Nora looked at me with a disbelieving gaze. “Um, have you seen any rom-com?” she asked. “They totally happen.”

I scowled at her. “Outside of Hollywood,” I snapped. “A woman in her thirties has a twenty percent chance of getting pregnant every month. And that percentage only declines the older she gets. And that’s a healthy woman, not one who’s previously been declared barren by doctors.”

Nora gaped at me. “Wait, what?” she half shrieked.

I winced at her tone, realizing I’d let slip one of the—many—things I’d kept from my bestie.

Shit.

“Doctors declared you barren?” she repeated, shocked.

There was no getting out of this one.

Man, I would kill for a glass of wine right now.
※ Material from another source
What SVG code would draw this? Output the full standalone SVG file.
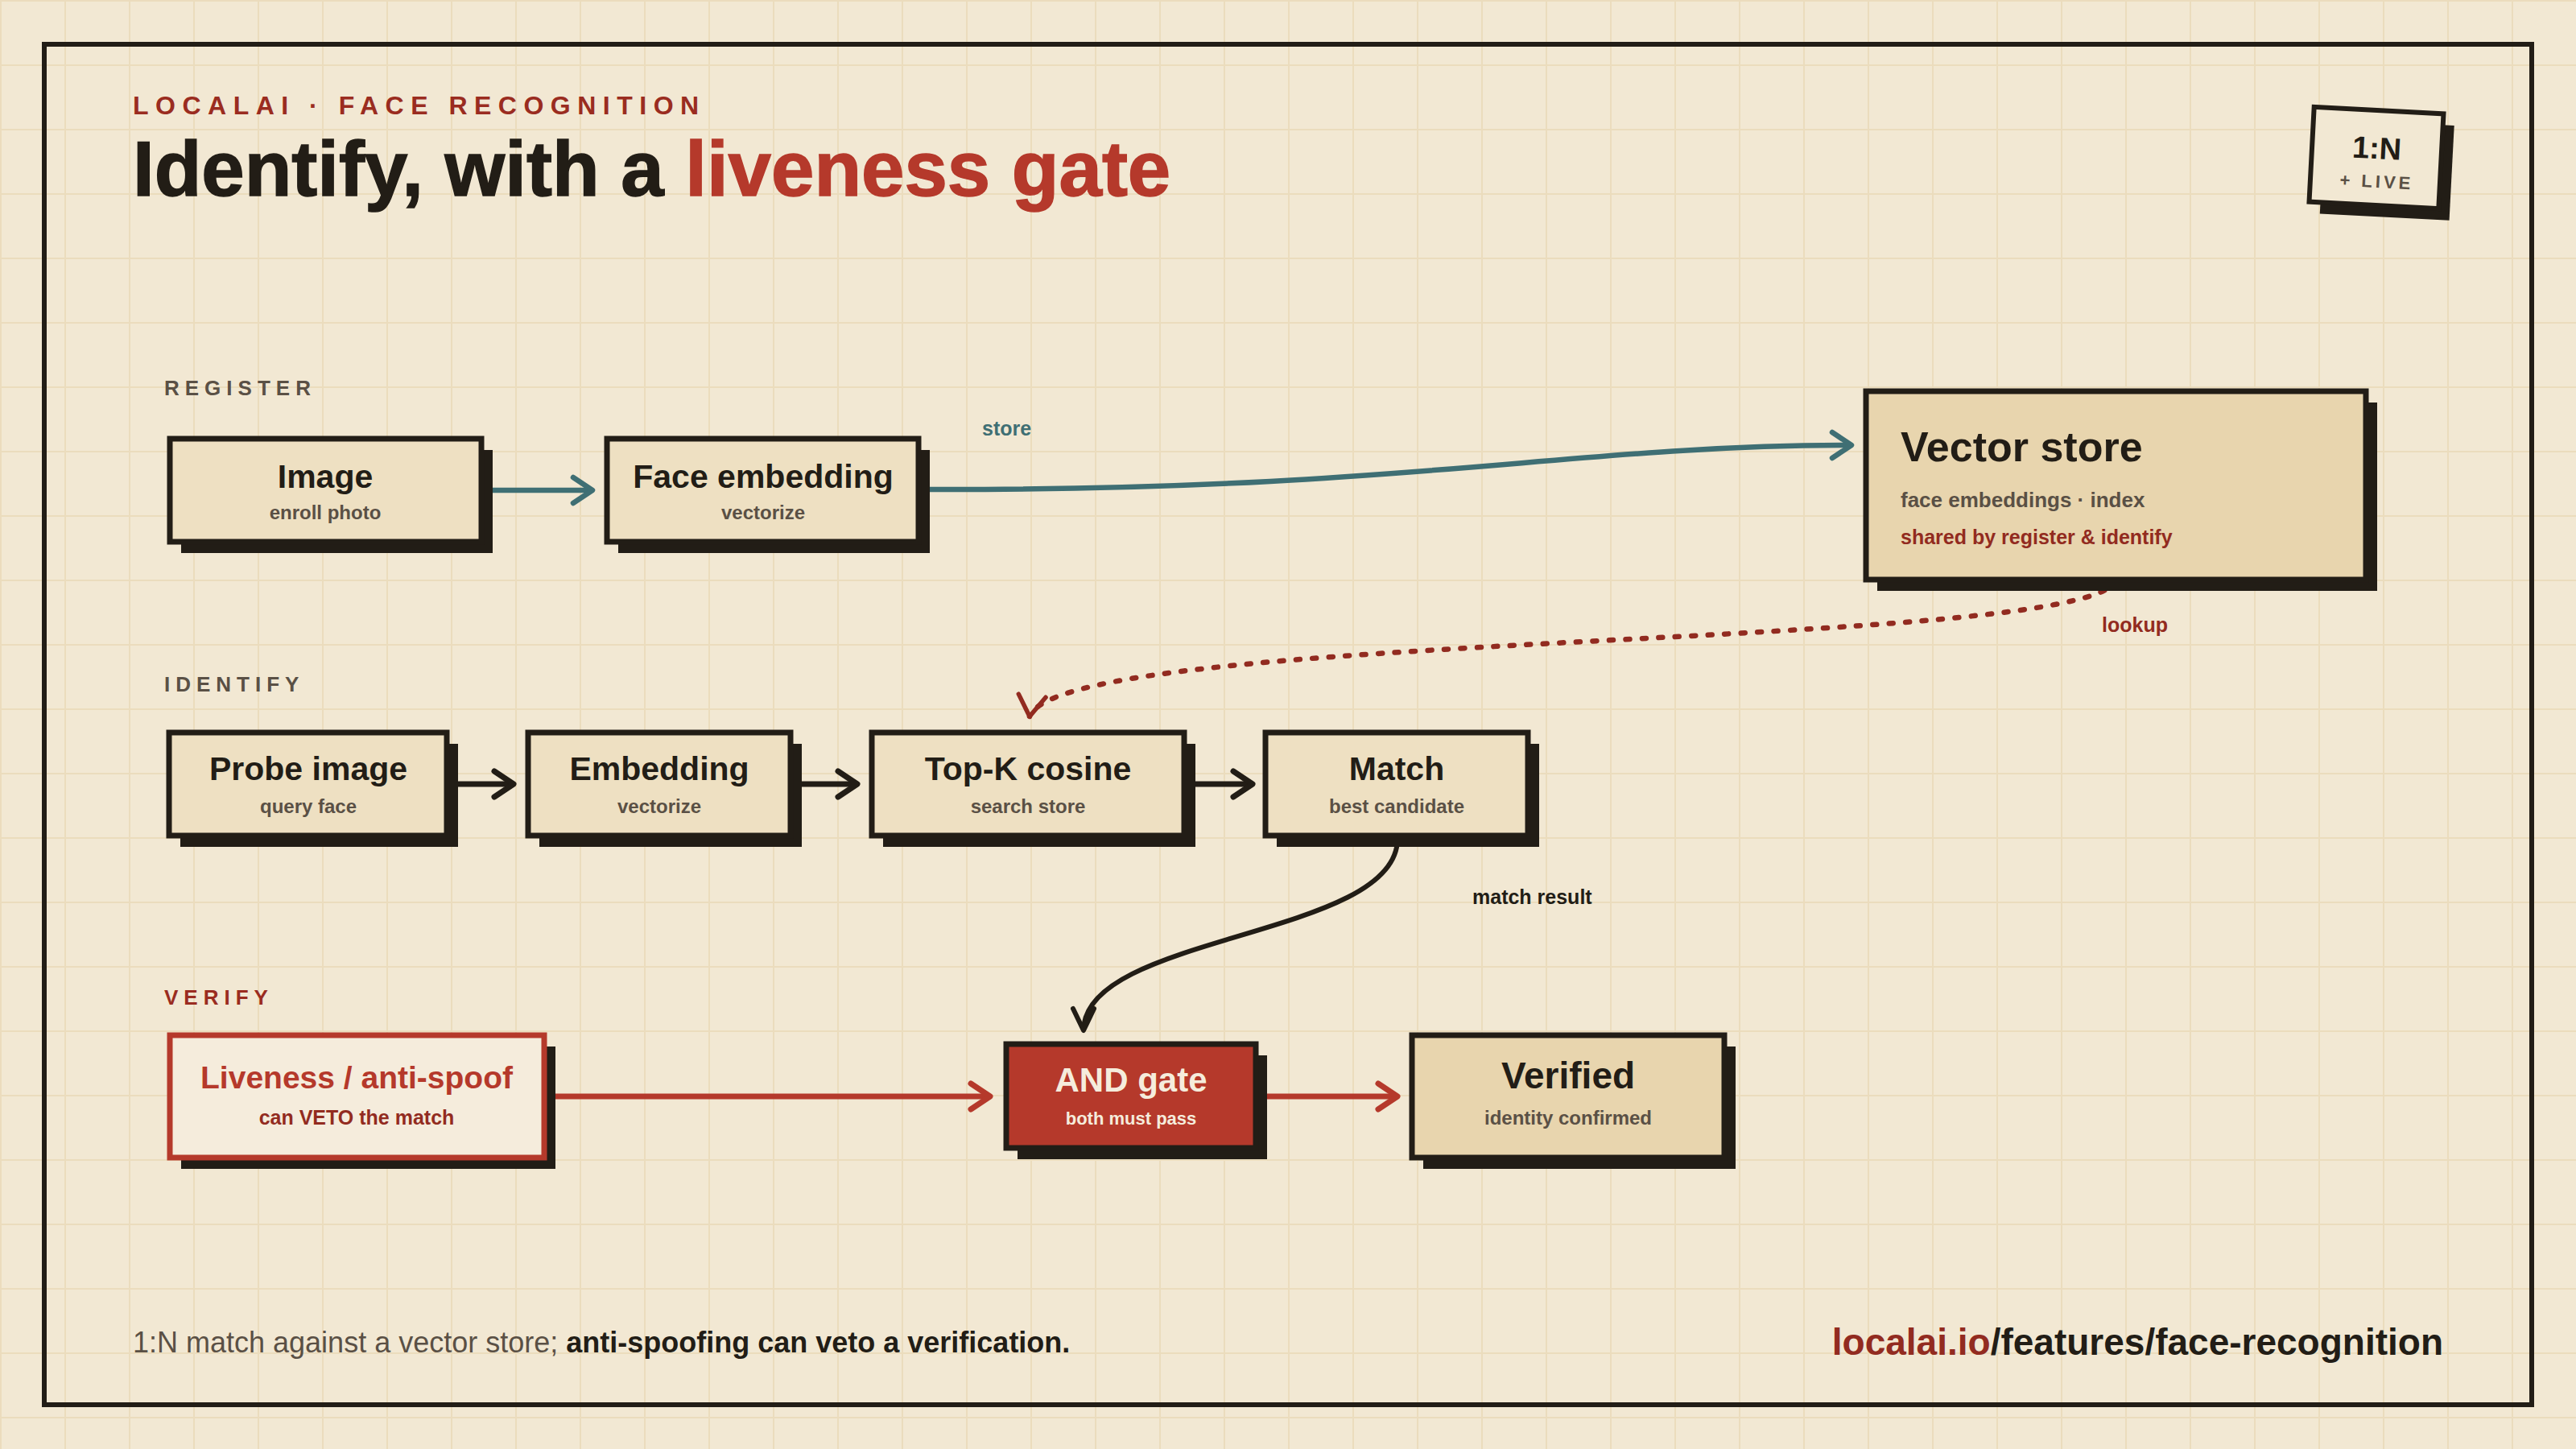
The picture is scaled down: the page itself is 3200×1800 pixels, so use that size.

“Well, I’m sure they didn’t say the word barren,” I hedged. “I mean, there was some medical mumbo jumbo spoken in soft but detached tones that was, yes, pretty much delivering the news that she”—I pointed to my vagina—“would not have the privilege of a baby hurtling out of her.”

Nora blinked rapidly, digesting this information.

It was a lot.

First, I was telling her I was unexpectedly pregnant, and then I was adding on that I was previously medically barren.

Girlfriend needed a second.

She wasn’t the only one.

I took a deep breath.

“I didn’t think I was ever going to have to tell you this. Any of this,” I said, snatching a cupcake that was ready to go out to the bakery. Suddenly, I wasn’t violently ill, and I needed copious amounts of sugar—stat.

I split the cupcake in half, inverting the frosting side to make a sort of cupcake sandwich.

“I was married,” I told her, focusing on my cupcake and not the best friend I’d been lying to for years. Technically I was omitting, but who was I kidding? Omission was one hundred percent a form of lying.

“Before I left Australia,” I explained. “I was young. Really fucking young. And really fucking stupid.” I took a bite out of the cupcake. “I thought I loved him. He made me feel special or whatever the fuck.”

I chewed, doing it slowly as if I could prolong the process.

Unfortunately, the cupcake was fudgy and smooth and went down just fine.

“You see, I did not come from a wealthy family,” I continued, taking a breath and not looking Nora in the face. “Like, at all. My mum liked the ponies and wine, and my dad liked anything that wasn’t working or spending time with his family. Suffice it to say, we barely scraped by on benefits from the government, income from whenever my father deigned to work, and whatever my mother didn’t gamble away.”

I winced at the pain of saying the words out loud, going back to that dingy flat we’d lived in my entire life. The damp crept into my bones again, the feeling of never being warm in the winter and the heat of the summer oppressive and thick.

“I met Emmet Landon at some house party,” I said, abandoning the cupcake as I once again felt sick to my stomach. This time it had nothing to do with pregnancy hormones but the rancid memories, soaked in Smirnoff Ices and cheap perfume that I thought made me smell older and more experienced.